On Friday four insurgents launched a pre-dawn attack on India`s consulate in Herat before being beaten back by security forces.
There were no casualties among Indian staff but at least two policemen were wounded when the heavily-armed attackers stormed a house close to the consulate and opened fire on the building.
Afghan President Hamid Karzai, citing a Western intelligence agency, blamed Pakistan-based militant group Lashkar-e-Taiba for that attack. It denied responsibility.
Afghanistan is in the middle of elections to choose a successor to Karzai, who has ruled since the fall of the 1996-2001 Taliban regime.

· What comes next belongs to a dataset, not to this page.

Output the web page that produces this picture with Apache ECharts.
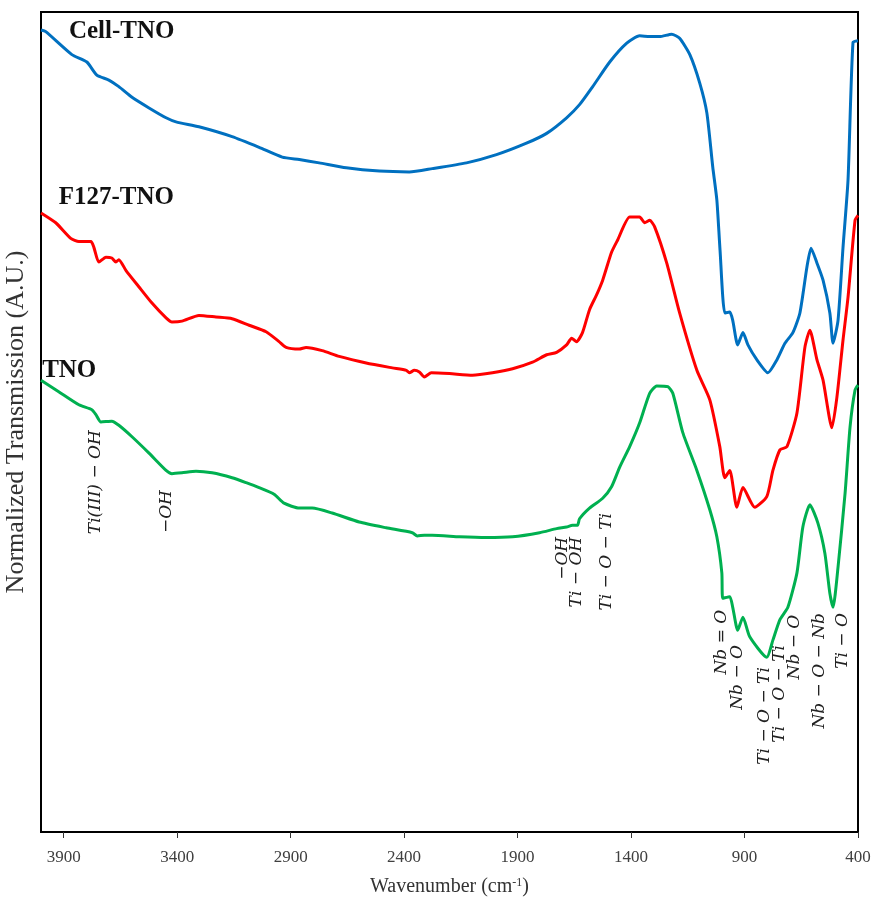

Providing security for the election is a key test for Afghan police and soldiers, with all NATO combat troops due to pull out of the country by December after more than a decade fighting the Taliban.
Some US and other foreign troops are expected to stay in a counter-terrorism role and to train Afghan forces.
Yesterday Obama confirmed that the 32,000-strong US deployment in Afghanistan would be scaled back to around 9,800 by the start of 2015.
Those forces would be halved by the end of 2015 before eventually being scaled back to a normal embassy presence with a security assistance component by the end of 2016.